What is asked
Give all of the lines again, with nothing added or dropped.
:: Provided material
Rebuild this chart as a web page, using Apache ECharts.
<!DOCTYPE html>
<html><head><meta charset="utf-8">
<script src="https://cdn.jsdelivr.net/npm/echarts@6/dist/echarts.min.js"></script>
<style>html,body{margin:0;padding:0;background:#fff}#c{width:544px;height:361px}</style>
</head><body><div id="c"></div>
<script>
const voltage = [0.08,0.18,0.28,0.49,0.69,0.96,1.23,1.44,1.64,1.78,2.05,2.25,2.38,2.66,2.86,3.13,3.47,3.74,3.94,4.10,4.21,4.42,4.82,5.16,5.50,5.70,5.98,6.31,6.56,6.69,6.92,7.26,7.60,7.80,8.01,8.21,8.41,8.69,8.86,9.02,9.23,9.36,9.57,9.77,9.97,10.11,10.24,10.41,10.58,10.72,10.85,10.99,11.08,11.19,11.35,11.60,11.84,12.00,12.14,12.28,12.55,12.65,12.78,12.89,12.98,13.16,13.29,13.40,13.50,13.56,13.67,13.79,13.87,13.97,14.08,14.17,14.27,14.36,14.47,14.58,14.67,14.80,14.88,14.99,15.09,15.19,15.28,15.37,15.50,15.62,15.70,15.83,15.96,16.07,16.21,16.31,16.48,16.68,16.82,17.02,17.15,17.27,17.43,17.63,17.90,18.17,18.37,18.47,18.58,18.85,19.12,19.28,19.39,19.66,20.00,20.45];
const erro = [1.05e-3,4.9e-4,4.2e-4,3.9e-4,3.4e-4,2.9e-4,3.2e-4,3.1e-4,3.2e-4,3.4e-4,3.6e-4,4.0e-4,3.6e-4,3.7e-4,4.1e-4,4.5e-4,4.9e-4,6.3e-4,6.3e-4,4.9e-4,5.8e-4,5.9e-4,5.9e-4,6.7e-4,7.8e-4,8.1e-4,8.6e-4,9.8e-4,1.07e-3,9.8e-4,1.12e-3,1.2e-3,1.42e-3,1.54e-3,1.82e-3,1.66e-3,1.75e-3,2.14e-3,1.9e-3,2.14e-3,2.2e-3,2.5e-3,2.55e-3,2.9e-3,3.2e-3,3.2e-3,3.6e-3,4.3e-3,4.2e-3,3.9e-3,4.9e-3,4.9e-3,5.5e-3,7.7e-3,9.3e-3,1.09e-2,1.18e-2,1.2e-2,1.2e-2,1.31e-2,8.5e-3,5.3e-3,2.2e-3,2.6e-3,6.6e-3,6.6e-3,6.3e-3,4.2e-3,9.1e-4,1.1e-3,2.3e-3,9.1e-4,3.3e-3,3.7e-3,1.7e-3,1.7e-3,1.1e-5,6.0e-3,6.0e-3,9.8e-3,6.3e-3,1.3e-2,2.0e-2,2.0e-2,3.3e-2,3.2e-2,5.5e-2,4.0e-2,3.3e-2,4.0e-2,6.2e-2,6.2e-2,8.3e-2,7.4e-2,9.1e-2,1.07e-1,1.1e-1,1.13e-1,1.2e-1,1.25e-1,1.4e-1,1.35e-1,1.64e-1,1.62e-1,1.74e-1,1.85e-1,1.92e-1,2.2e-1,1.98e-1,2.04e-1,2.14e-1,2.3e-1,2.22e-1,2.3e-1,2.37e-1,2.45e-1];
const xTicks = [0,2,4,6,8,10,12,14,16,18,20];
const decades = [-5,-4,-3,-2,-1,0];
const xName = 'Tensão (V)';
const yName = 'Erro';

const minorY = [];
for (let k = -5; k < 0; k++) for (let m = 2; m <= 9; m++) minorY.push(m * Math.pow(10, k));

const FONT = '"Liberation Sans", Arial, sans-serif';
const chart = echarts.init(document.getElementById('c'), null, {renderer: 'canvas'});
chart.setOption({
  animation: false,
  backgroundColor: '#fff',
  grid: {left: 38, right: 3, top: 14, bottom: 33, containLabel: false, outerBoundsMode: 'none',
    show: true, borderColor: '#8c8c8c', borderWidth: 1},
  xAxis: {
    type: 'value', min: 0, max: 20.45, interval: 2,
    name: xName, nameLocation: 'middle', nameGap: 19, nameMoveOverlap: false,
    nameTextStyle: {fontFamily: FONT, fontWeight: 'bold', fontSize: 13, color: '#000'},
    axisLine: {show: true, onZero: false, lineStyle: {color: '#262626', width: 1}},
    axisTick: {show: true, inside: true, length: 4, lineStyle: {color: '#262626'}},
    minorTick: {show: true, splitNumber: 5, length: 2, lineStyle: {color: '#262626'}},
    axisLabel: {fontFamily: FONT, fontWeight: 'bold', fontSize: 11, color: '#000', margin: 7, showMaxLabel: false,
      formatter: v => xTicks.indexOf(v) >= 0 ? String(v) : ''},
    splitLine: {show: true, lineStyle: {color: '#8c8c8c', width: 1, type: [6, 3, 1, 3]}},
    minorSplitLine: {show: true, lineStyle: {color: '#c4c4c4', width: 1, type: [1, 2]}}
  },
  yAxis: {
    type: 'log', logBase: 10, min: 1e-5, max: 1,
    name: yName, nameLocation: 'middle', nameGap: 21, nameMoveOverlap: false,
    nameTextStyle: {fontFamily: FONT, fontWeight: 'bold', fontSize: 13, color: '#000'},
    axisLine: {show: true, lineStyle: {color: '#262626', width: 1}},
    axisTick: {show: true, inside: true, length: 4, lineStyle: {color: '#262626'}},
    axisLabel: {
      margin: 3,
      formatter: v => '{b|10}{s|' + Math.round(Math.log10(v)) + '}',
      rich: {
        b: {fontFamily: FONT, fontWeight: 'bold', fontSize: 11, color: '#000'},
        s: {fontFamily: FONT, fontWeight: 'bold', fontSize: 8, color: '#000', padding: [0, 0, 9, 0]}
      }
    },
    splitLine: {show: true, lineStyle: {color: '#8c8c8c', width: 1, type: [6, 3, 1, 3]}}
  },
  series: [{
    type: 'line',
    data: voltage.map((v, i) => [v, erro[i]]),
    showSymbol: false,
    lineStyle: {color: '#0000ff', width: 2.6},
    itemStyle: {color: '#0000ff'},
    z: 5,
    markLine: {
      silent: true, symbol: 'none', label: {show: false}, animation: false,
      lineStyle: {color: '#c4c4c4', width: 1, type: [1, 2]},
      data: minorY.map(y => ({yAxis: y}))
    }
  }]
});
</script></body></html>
::::
Task result
Rebuild this chart as a web page, using Apache ECharts.
<!DOCTYPE html>
<html><head><meta charset="utf-8">
<script src="https://cdn.jsdelivr.net/npm/echarts@6/dist/echarts.min.js"></script>
<style>html,body{margin:0;padding:0;background:#fff}#c{width:544px;height:361px}</style>
</head><body><div id="c"></div>
<script>
const voltage = [0.08,0.18,0.28,0.49,0.69,0.96,1.23,1.44,1.64,1.78,2.05,2.25,2.38,2.66,2.86,3.13,3.47,3.74,3.94,4.10,4.21,4.42,4.82,5.16,5.50,5.70,5.98,6.31,6.56,6.69,6.92,7.26,7.60,7.80,8.01,8.21,8.41,8.69,8.86,9.02,9.23,9.36,9.57,9.77,9.97,10.11,10.24,10.41,10.58,10.72,10.85,10.99,11.08,11.19,11.35,11.60,11.84,12.00,12.14,12.28,12.55,12.65,12.78,12.89,12.98,13.16,13.29,13.40,13.50,13.56,13.67,13.79,13.87,13.97,14.08,14.17,14.27,14.36,14.47,14.58,14.67,14.80,14.88,14.99,15.09,15.19,15.28,15.37,15.50,15.62,15.70,15.83,15.96,16.07,16.21,16.31,16.48,16.68,16.82,17.02,17.15,17.27,17.43,17.63,17.90,18.17,18.37,18.47,18.58,18.85,19.12,19.28,19.39,19.66,20.00,20.45];
const erro = [1.05e-3,4.9e-4,4.2e-4,3.9e-4,3.4e-4,2.9e-4,3.2e-4,3.1e-4,3.2e-4,3.4e-4,3.6e-4,4.0e-4,3.6e-4,3.7e-4,4.1e-4,4.5e-4,4.9e-4,6.3e-4,6.3e-4,4.9e-4,5.8e-4,5.9e-4,5.9e-4,6.7e-4,7.8e-4,8.1e-4,8.6e-4,9.8e-4,1.07e-3,9.8e-4,1.12e-3,1.2e-3,1.42e-3,1.54e-3,1.82e-3,1.66e-3,1.75e-3,2.14e-3,1.9e-3,2.14e-3,2.2e-3,2.5e-3,2.55e-3,2.9e-3,3.2e-3,3.2e-3,3.6e-3,4.3e-3,4.2e-3,3.9e-3,4.9e-3,4.9e-3,5.5e-3,7.7e-3,9.3e-3,1.09e-2,1.18e-2,1.2e-2,1.2e-2,1.31e-2,8.5e-3,5.3e-3,2.2e-3,2.6e-3,6.6e-3,6.6e-3,6.3e-3,4.2e-3,9.1e-4,1.1e-3,2.3e-3,9.1e-4,3.3e-3,3.7e-3,1.7e-3,1.7e-3,1.1e-5,6.0e-3,6.0e-3,9.8e-3,6.3e-3,1.3e-2,2.0e-2,2.0e-2,3.3e-2,3.2e-2,5.5e-2,4.0e-2,3.3e-2,4.0e-2,6.2e-2,6.2e-2,8.3e-2,7.4e-2,9.1e-2,1.07e-1,1.1e-1,1.13e-1,1.2e-1,1.25e-1,1.4e-1,1.35e-1,1.64e-1,1.62e-1,1.74e-1,1.85e-1,1.92e-1,2.2e-1,1.98e-1,2.04e-1,2.14e-1,2.3e-1,2.22e-1,2.3e-1,2.37e-1,2.45e-1];
const xTicks = [0,2,4,6,8,10,12,14,16,18,20];
const decades = [-5,-4,-3,-2,-1,0];
const xName = 'Tensão (V)';
const yName = 'Erro';

const minorY = [];
for (let k = -5; k < 0; k++) for (let m = 2; m <= 9; m++) minorY.push(m * Math.pow(10, k));

const FONT = '"Liberation Sans", Arial, sans-serif';
const chart = echarts.init(document.getElementById('c'), null, {renderer: 'canvas'});
chart.setOption({
  animation: false,
  backgroundColor: '#fff',
  grid: {left: 38, right: 3, top: 14, bottom: 33, containLabel: false, outerBoundsMode: 'none',
    show: true, borderColor: '#8c8c8c', borderWidth: 1},
  xAxis: {
    type: 'value', min: 0, max: 20.45, interval: 2,
    name: xName, nameLocation: 'middle', nameGap: 19, nameMoveOverlap: false,
    nameTextStyle: {fontFamily: FONT, fontWeight: 'bold', fontSize: 13, color: '#000'},
    axisLine: {show: true, onZero: false, lineStyle: {color: '#262626', width: 1}},
    axisTick: {show: true, inside: true, length: 4, lineStyle: {color: '#262626'}},
    minorTick: {show: true, splitNumber: 5, length: 2, lineStyle: {color: '#262626'}},
    axisLabel: {fontFamily: FONT, fontWeight: 'bold', fontSize: 11, color: '#000', margin: 7, showMaxLabel: false,
      formatter: v => xTicks.indexOf(v) >= 0 ? String(v) : ''},
    splitLine: {show: true, lineStyle: {color: '#8c8c8c', width: 1, type: [6, 3, 1, 3]}},
    minorSplitLine: {show: true, lineStyle: {color: '#c4c4c4', width: 1, type: [1, 2]}}
  },
  yAxis: {
    type: 'log', logBase: 10, min: 1e-5, max: 1,
    name: yName, nameLocation: 'middle', nameGap: 21, nameMoveOverlap: false,
    nameTextStyle: {fontFamily: FONT, fontWeight: 'bold', fontSize: 13, color: '#000'},
    axisLine: {show: true, lineStyle: {color: '#262626', width: 1}},
    axisTick: {show: true, inside: true, length: 4, lineStyle: {color: '#262626'}},
    axisLabel: {
      margin: 3,
      formatter: v => '{b|10}{s|' + Math.round(Math.log10(v)) + '}',
      rich: {
        b: {fontFamily: FONT, fontWeight: 'bold', fontSize: 11, color: '#000'},
        s: {fontFamily: FONT, fontWeight: 'bold', fontSize: 8, color: '#000', padding: [0, 0, 9, 0]}
      }
    },
    splitLine: {show: true, lineStyle: {color: '#8c8c8c', width: 1, type: [6, 3, 1, 3]}}
  },
  series: [{
    type: 'line',
    data: voltage.map((v, i) => [v, erro[i]]),
    showSymbol: false,
    lineStyle: {color: '#0000ff', width: 2.6},
    itemStyle: {color: '#0000ff'},
    z: 5,
    markLine: {
      silent: true, symbol: 'none', label: {show: false}, animation: false,
      lineStyle: {color: '#c4c4c4', width: 1, type: [1, 2]},
      data: minorY.map(y => ({yAxis: y}))
    }
  }]
});
</script></body></html>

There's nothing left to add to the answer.